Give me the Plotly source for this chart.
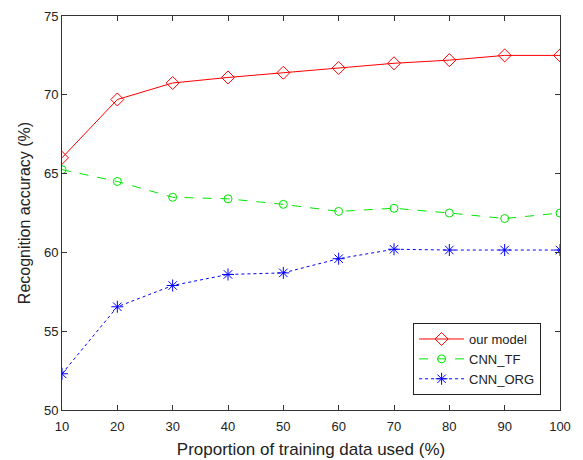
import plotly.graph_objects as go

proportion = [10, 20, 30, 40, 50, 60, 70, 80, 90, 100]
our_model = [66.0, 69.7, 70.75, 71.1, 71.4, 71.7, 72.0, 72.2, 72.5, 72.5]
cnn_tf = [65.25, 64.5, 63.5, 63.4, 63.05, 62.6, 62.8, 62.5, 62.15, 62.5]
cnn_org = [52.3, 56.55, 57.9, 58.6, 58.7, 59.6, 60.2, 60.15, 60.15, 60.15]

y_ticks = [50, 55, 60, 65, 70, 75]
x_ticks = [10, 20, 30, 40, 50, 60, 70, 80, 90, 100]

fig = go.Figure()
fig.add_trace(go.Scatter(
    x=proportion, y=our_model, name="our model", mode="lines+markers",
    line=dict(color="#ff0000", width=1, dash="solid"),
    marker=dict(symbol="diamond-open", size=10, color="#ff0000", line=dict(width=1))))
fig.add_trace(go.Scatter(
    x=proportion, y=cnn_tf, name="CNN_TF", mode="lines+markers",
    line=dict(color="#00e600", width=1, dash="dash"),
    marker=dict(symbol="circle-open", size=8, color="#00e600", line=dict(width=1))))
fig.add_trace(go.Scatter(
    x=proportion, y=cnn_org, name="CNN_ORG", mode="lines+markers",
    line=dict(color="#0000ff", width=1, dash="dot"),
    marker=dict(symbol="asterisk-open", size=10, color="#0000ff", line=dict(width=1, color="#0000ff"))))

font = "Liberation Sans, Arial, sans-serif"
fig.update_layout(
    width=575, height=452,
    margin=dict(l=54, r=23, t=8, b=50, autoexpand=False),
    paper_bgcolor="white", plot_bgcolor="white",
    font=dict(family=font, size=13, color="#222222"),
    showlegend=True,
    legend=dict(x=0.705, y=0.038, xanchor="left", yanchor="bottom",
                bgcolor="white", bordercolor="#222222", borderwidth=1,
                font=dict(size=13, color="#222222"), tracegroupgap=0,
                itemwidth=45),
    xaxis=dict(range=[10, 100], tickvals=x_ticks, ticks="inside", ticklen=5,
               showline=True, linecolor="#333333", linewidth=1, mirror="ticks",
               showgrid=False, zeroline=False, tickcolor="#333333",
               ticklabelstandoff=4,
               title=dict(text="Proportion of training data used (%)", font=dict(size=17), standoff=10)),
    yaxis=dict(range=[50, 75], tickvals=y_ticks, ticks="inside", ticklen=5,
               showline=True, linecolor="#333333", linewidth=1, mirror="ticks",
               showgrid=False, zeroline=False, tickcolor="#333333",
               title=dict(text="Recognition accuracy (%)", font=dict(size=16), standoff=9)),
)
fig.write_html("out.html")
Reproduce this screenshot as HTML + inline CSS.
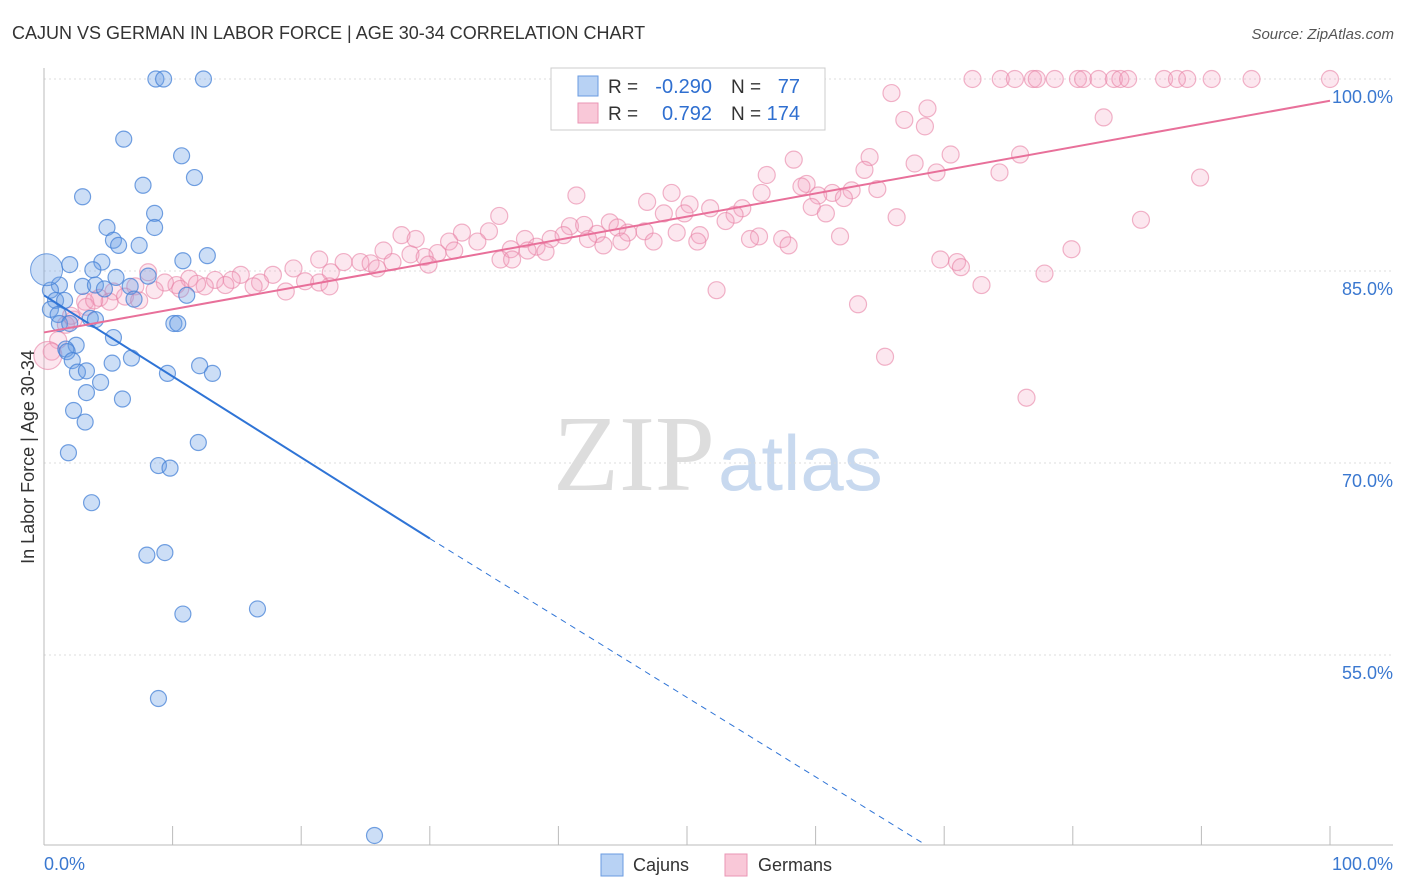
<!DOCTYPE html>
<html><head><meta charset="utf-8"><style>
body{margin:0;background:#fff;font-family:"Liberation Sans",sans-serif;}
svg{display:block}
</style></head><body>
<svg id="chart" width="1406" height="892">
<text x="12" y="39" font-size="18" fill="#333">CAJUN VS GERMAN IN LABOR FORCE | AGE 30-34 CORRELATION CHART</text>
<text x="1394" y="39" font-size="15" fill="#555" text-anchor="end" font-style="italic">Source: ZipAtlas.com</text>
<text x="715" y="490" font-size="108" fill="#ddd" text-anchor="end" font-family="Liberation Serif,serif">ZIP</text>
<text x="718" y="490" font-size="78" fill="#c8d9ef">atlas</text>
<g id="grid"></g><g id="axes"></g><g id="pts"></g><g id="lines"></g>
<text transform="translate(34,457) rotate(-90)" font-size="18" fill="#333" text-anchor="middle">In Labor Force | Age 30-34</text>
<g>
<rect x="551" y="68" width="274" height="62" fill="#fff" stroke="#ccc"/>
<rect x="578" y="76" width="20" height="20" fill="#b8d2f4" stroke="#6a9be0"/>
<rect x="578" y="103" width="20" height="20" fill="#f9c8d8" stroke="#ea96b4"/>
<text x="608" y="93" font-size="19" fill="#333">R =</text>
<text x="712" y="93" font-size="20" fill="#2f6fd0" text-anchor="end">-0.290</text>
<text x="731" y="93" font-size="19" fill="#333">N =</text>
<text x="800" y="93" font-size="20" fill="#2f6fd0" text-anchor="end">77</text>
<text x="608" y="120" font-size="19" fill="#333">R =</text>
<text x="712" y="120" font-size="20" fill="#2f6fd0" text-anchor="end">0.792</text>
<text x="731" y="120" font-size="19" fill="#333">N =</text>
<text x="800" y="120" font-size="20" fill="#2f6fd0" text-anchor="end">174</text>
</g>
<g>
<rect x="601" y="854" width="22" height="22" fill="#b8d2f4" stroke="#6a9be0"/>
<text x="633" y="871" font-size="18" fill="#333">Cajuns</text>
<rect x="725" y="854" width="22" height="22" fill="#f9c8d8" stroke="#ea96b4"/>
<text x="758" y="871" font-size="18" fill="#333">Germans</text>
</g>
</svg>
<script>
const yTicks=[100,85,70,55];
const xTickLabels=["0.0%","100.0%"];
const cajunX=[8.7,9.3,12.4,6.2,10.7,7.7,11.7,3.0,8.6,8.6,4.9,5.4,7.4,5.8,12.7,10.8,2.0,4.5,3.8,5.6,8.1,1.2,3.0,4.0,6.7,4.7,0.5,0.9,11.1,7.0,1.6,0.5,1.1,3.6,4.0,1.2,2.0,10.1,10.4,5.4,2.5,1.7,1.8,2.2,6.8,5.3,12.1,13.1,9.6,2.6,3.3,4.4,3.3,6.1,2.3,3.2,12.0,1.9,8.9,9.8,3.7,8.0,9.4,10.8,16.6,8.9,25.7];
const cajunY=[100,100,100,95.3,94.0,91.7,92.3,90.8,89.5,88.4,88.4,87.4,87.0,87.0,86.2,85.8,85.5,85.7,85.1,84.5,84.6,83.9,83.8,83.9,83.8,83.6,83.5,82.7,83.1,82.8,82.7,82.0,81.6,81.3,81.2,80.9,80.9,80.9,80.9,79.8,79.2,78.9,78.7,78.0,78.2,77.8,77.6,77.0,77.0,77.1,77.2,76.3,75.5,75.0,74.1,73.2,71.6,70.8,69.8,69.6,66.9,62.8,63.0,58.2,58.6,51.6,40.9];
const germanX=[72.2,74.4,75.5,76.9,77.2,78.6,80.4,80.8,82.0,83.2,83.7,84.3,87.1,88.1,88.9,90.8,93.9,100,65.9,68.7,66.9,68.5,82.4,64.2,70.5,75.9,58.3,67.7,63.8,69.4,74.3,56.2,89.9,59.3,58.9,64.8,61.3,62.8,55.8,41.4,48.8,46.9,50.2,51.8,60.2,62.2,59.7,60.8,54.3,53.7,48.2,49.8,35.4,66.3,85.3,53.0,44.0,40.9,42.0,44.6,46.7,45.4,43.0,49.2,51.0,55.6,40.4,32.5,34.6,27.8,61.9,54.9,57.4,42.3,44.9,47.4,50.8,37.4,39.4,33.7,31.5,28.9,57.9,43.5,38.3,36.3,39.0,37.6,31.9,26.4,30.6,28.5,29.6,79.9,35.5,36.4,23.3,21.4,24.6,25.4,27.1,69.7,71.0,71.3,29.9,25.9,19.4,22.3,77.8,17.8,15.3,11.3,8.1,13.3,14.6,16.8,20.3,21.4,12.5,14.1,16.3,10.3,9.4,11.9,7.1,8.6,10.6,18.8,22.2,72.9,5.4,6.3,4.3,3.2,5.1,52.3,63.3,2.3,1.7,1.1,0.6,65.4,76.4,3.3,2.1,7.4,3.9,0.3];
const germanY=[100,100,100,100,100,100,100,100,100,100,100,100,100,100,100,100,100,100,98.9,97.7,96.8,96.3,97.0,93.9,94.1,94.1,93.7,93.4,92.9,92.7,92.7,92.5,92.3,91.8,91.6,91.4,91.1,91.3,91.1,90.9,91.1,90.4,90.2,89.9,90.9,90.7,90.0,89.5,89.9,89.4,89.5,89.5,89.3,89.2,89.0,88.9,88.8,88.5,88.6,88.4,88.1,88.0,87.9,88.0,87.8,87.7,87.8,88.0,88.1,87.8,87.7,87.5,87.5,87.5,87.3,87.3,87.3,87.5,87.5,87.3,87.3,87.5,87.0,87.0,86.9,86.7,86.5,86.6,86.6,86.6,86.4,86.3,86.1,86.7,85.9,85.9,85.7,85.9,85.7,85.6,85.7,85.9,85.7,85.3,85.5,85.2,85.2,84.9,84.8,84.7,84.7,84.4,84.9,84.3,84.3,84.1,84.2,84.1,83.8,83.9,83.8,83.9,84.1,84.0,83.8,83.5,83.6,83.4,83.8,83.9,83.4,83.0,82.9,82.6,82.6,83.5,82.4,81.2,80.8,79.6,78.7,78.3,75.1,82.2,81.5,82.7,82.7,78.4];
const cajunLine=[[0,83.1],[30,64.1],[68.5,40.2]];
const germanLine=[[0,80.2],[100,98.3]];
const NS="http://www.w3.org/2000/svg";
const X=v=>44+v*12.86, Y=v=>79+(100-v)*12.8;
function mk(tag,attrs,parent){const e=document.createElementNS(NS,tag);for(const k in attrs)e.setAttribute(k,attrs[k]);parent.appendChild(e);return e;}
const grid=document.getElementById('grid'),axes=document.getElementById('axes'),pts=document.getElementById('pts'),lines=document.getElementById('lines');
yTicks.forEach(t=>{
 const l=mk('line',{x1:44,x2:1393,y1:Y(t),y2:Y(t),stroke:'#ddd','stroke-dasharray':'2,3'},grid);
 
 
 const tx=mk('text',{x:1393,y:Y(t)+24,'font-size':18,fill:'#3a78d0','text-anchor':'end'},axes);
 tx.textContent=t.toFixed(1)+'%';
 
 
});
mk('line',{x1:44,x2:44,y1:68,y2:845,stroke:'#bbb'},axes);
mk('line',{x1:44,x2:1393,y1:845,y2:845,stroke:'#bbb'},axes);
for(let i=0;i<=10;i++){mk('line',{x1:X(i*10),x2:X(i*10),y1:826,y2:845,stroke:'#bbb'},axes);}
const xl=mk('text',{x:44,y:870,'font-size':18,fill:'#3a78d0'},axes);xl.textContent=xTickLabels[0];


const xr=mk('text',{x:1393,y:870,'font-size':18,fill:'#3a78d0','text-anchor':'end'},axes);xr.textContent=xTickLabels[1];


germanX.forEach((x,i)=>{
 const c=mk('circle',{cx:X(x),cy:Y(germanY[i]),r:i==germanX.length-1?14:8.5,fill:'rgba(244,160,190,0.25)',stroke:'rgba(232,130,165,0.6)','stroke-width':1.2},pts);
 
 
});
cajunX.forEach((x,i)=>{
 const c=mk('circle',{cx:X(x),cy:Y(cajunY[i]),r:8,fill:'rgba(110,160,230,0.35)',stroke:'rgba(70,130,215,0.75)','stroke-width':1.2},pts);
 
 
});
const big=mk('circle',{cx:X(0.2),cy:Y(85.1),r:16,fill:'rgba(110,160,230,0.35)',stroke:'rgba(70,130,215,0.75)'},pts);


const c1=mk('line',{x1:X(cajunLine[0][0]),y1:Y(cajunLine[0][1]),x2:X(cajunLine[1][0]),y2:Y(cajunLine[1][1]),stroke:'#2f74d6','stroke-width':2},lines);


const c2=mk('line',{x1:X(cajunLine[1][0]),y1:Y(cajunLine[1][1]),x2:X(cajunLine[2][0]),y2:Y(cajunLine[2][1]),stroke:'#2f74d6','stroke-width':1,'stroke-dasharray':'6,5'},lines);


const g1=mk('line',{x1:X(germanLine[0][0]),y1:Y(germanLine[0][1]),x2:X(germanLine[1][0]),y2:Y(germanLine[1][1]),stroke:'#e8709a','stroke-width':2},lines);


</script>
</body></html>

▶ _Problem_
Scan the entries above. Copy each line that has the string "this".

▶ _Solved problem_
Give me the Plotly source for this chart.
Reproduce this screenshot as HTML + inline CSS.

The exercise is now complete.